Agencies would benefit the most from owning one of these platforms, but are unlikely to pay the full or potential value that the venture-backers of these companies are looking for because any revenue being generated from competing agencies on these platforms would disappear upon acquisition by another agency. Even though Google is a likely acquirer at some point this year, they, along with Microsoft and Yahoo, risk alienating clients and partners of potential acquisition targets by bringing the neutrality provided by the DSP platform into question. Preferential treatment of intermediary services from the GYMs, such as ad exchanges that are integrated into the DSP, would destroy the platform’s business and partnerships. Companies such as AppNexus, Invite Media and MediaMath have the early client adoption and capitalization (i.e. they haven’t raised too much money) necessary to be likely acquisition candidates.
Because DSPs are already enabling data to be combined with inventory acquisition on their platforms, one or two of these companies have the potential to incorporate the capabilities of Data Exchanges as well as Social Data Targeting companies (the latter through acquisition) to create a more robust offering that simplifies the demand side of the display advertising equation. With its early success and strong management team, AppNexus could be the one to create a viable, stand-alone entity.
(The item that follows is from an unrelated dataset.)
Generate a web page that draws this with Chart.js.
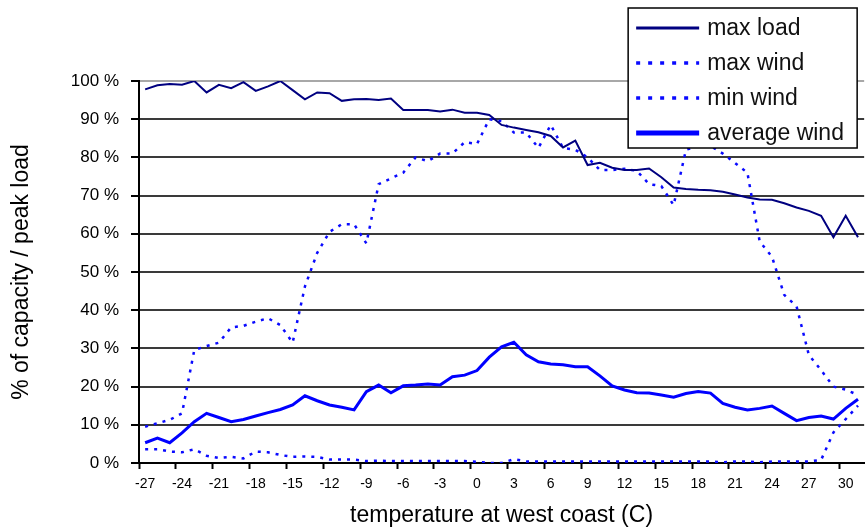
<!DOCTYPE html>
<html>
<head>
<meta charset="utf-8">
<script src="https://cdn.jsdelivr.net/npm/chart.js@4.4.1/dist/chart.umd.min.js"></script>
<style>
html,body{margin:0;padding:0;background:#fff;overflow:hidden}
#wrap{position:relative;width:865px;height:529px}
</style>
</head>
<body>
<div id="wrap"><canvas id="c" width="865" height="529"></canvas></div>
<script>
// ---- data (percent) ----
const temperatures = [-27,-26,-25,-24,-23,-22,-21,-20,-19,-18,-17,-16,-15,-14,-13,-12,-11,-10,-9,-8,-7,-6,-5,-4,-3,-2,-1,0,1,2,3,4,5,6,7,8,9,10,11,12,13,14,15,16,17,18,19,20,21,22,23,24,25,26,27,28,29,30,31];

const maxLoad = [97.8,98.9,99.2,99.0,100,97.0,99.0,98.1,99.7,97.4,98.6,100,97.6,95.2,97.0,96.8,94.8,95.2,95.3,95.0,95.4,92.4,92.4,92.4,92.0,92.5,91.7,91.7,91.1,88.5,87.8,87.2,86.6,85.6,82.6,84.4,78.0,78.6,77.3,76.7,76.7,77.1,74.8,72.1,71.7,71.5,71.4,71.0,70.3,69.5,69.0,68.9,68.0,66.9,66.0,64.7,59.1,64.7,59.1];

const maxWind = [9.5,10.4,11.3,13.0,29.6,30.6,31.5,35.5,35.9,37.0,37.9,36.1,31.5,46.2,55.0,60.5,62.5,62.5,57.5,73.0,74.5,76.0,80.0,79.0,81.0,81.0,84.0,83.5,90.0,89.5,86.5,86.5,82.5,88.5,82.5,82.0,80.0,76.7,76.7,77.0,76.5,73.0,72.5,67.5,82.0,83.0,83.0,81.0,78.5,76.0,58.0,54.0,44.0,41.0,28.3,24.3,20.0,19.2,17.8];

const minWind = [3.6,3.6,3.0,2.8,3.6,1.9,1.3,1.6,1.2,3.0,2.8,2.1,1.6,1.7,1.6,0.9,0.9,0.9,0.5,0.6,0.5,0.5,0.5,0.5,0.5,0.5,0.5,0.3,0,0,1.0,0.4,0.4,0.4,0.4,0.4,0.4,0.4,0.4,0.4,0.4,0.4,0.4,0.4,0.4,0.4,0.4,0.2,0.4,0.4,0.2,0.4,0.4,0.4,0.4,0.8,8.0,11.5,15.0];

const avgWind = [5.3,6.5,5.3,7.9,10.8,13.0,11.9,10.8,11.4,12.3,13.2,14.0,15.2,17.6,16.3,15.2,14.6,13.9,18.7,20.4,18.4,20.2,20.4,20.7,20.4,22.6,23.0,24.2,27.7,30.4,31.6,28.3,26.5,25.9,25.7,25.2,25.2,22.8,20.2,19.1,18.4,18.3,17.8,17.2,18.2,18.7,18.3,15.6,14.6,13.9,14.3,14.9,13.0,11.1,11.9,12.3,11.5,14.3,16.7];

const seriesNames = ['max load','max wind','min wind','average wind'];
const xTitle = 'temperature at west coast (C)';
const yTitle = '% of capacity / peak load';

// ---- chart ----
const FONT = "'Liberation Sans', Arial, sans-serif";
Chart.defaults.font.family = FONT;
Chart.defaults.color = '#000';

const boxLegend = {
  id: 'boxLegend',
  afterDraw(chart) {
    const ctx = chart.ctx, a = chart.chartArea;
    const right = a.right - 7, left = right - 229, top = 8, bottom = 148;
    ctx.save();
    ctx.fillStyle = '#fff';
    ctx.fillRect(left, top, right - left, bottom - top);
    ctx.strokeStyle = '#000';
    ctx.lineWidth = 1.5;
    ctx.strokeRect(left, top, right - left, bottom - top);
    chart.data.datasets.forEach((ds, i) => {
      const y = top + 20 + i * 35;
      ctx.beginPath();
      ctx.setLineDash(ds.legendDash || []);
      ctx.strokeStyle = ds.borderColor;
      ctx.lineWidth = ds.legendWidth;
      ctx.moveTo(left + 8, y);
      ctx.lineTo(left + 71, y);
      ctx.stroke();
      ctx.setLineDash([]);
      ctx.fillStyle = '#111';
      ctx.font = "23px " + FONT;
      ctx.textBaseline = 'middle';
      ctx.textAlign = 'left';
      ctx.fillText(ds.label, left + 79, y + 1);
    });
    ctx.restore();
  }
};

new Chart(document.getElementById('c'), {
  type: 'line',
  data: {
    labels: temperatures,
    datasets: [
      { label: seriesNames[0], data: maxLoad, borderColor: '#000080', borderWidth: 2, legendWidth: 3 },
      { label: seriesNames[1], data: maxWind, borderColor: '#0a0aff', borderWidth: 2.5, borderDash: [3, 6], legendDash: [4, 8], legendWidth: 3.5 },
      { label: seriesNames[2], data: minWind, borderColor: '#0a0aff', borderWidth: 2.5, borderDash: [3, 6], legendDash: [4, 8], legendWidth: 3.5 },
      { label: seriesNames[3], data: avgWind, borderColor: '#0000ff', borderWidth: 3, legendWidth: 5 }
    ]
  },
  options: {
    responsive: false,
    animation: false,
    devicePixelRatio: 1,
    layout: { padding: { top: 81, right: 0, bottom: 0, left: 0 } },
    elements: { point: { radius: 0 }, line: { tension: 0, fill: false, borderCapStyle: 'butt' } },
    plugins: { legend: { display: false }, tooltip: { enabled: false } },
    scales: {
      x: {
        type: 'category',
        offset: true,
        ticks: {
          autoSkip: false, maxRotation: 0, minRotation: 0,
          callback: (v, i) => (i % 3 === 0 ? String(temperatures[i]) : ''),
          font: { size: 14 }, color: '#000', padding: 7
        },
        grid: {
          offset: true, drawOnChartArea: false, drawTicks: true, tickLength: 6, tickWidth: 2,
          tickColor: c => (c.index % 3 === 0 ? '#000' : 'rgba(0,0,0,0)')
        },
        border: { color: '#000', width: 2 },
        title: { display: true, text: xTitle, font: { size: 23 }, color: '#000', padding: { top: -2, bottom: 0 } },
        afterFit: s => { s.height = 66; }
      },
      y: {
        min: 0, max: 100,
        ticks: { stepSize: 10, callback: v => v + ' %', font: { size: 17 }, color: '#000', padding: 12 },
        grid: {
          color: c => (c.tick && c.tick.value === 100 ? '#a8a8a8' : '#3a3a3a'),
          lineWidth: 2, tickLength: 8, tickWidth: 2, tickColor: '#000'
        },
        border: { color: '#000', width: 2 },
        title: { display: true, text: yTitle, font: { size: 23 }, color: '#000', padding: { top: 8, bottom: 0 } },
        afterFit: s => { s.width = 139; }
      }
    }
  },
  plugins: [boxLegend]
});
</script>
</body>
</html>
The supply side will strike back. The early days of data-driven targeting has enabled advertisers to find audiences across premium websites that charge higher CPMs for ad impressions and target those same individuals across ad networks and websites with cheaper advertising inventory. This has created an opportunity for inventory yield optimization companies to help publishers retain some of the revenue opportunity and CPM value being lost to the demand side platforms. This is likely to include enabling audiences to be created and targeted across disparate websites of premium publishers as well as the development of supply side exchanges, as suggested by Will price, CEO of Widgetbox. Companies such as AdMeld, Rubicon Project and Yieldex will be the biggest benefactors of this in addition to their publisher clients at the expense of ad networks and ad exchanges.
As competing offerings begin to look and sound the same within and across intermediaries, analytics and transparency will be the keys to building a successful business. Analytics will not only need to serve as a dashboard for campaign results, but also provide insight into which aspects did or did not perform well and potential reasons as to why. With so many parties involved in every transaction, transparency will grow in importance from a trust and verifiability perspective as well as enable insights to be drawn from each aspect of the value chain.
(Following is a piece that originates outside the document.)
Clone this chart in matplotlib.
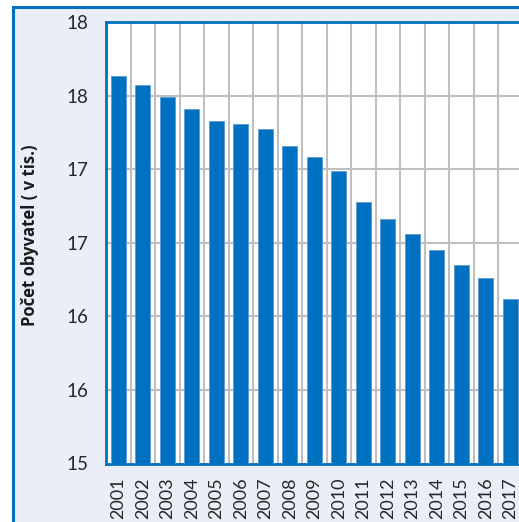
import numpy as np
import matplotlib
matplotlib.use('Agg')
import matplotlib.pyplot as plt
from matplotlib.patches import Rectangle

# population (thousands)
years = ['2001', '2002', '2003', '2004', '2005', '2006', '2007', '2008', '2009',
         '2010', '2011', '2012', '2013', '2014', '2015', '2016', '2017']
population = [17.63, 17.57, 17.49, 17.41, 17.33, 17.31, 17.27, 17.16, 17.08,
              16.99, 16.78, 16.66, 16.56, 16.45, 16.35, 16.26, 16.12]
y_ticks = [15, 15.5, 16, 16.5, 17, 17.5, 18]
y_tick_labels = ['15', '16', '16', '17', '17', '18', '18']

blue = '#0070C0'
panel = '#EAEFF7'
grid = '#BFBFBF'

W, H = 519, 522
fig = plt.figure(figsize=(W / 100, H / 100), dpi=100)
fig.patch.set_facecolor('white')

# outer chart frame (cropped at right and bottom)
frame = Rectangle((12.5 / W, -0.1), 1.2, 1 - 7 / H + 0.1, transform=fig.transFigure,
                  facecolor=panel, edgecolor=blue, lw=2.2, zorder=0)
fig.add_artist(frame)

ax = fig.add_axes([106 / W, 1 - 463.5 / H, 416.5 / W, 441.5 / H])
ax.set_facecolor('white')

x = np.arange(len(years))
ax.bar(x, population, width=0.61, color=blue, edgecolor='#5B9BD5', lw=0.6, zorder=3)

ax.set_xlim(-0.5, len(years) - 0.5)
ax.set_ylim(15, 18)
ax.set_yticks(y_ticks)
ax.set_yticklabels(y_tick_labels, fontsize=13.5, family='Lato', color='#262626')
ax.set_xticks(x)
ax.set_xticklabels(years, rotation=90, fontsize=13, family='Lato', color='#262626')
ax.set_xticks(np.arange(len(years) - 1) + 0.5, minor=True)
ax.tick_params(axis='both', which='both', length=0)
ax.tick_params(axis='y', pad=13)
ax.tick_params(axis='x', pad=10)

ax.grid(axis='y', which='major', color=grid, lw=1.5, zorder=0)
ax.grid(axis='x', which='minor', color=grid, lw=1.5, zorder=0)
ax.set_axisbelow(True)

for s in ax.spines.values():
    s.set_color(blue)
    s.set_linewidth(2)

fig.text(30 / W, 1 - 235 / H, 'Počet obyvatel ( v tis.)', rotation=90,
         ha='center', va='center', fontsize=12, fontweight='bold',
         family='Open Sans', color='#1a1a1a')

fig.savefig('out.png', dpi=100, facecolor=fig.get_facecolor())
Beyond this, determining the winners in the online display advertising ecosystem will be somewhat dependant on Google’s actions as they have made it apparent that display advertising is the company’s next growth opportunity. Google has not been afraid to pay top-dollar to acquire the pieces they need or build these services themselves, thus driving potential acquisition targets into the arms of Microsoft or Yahoo and leaving the rest of the competition out of the game.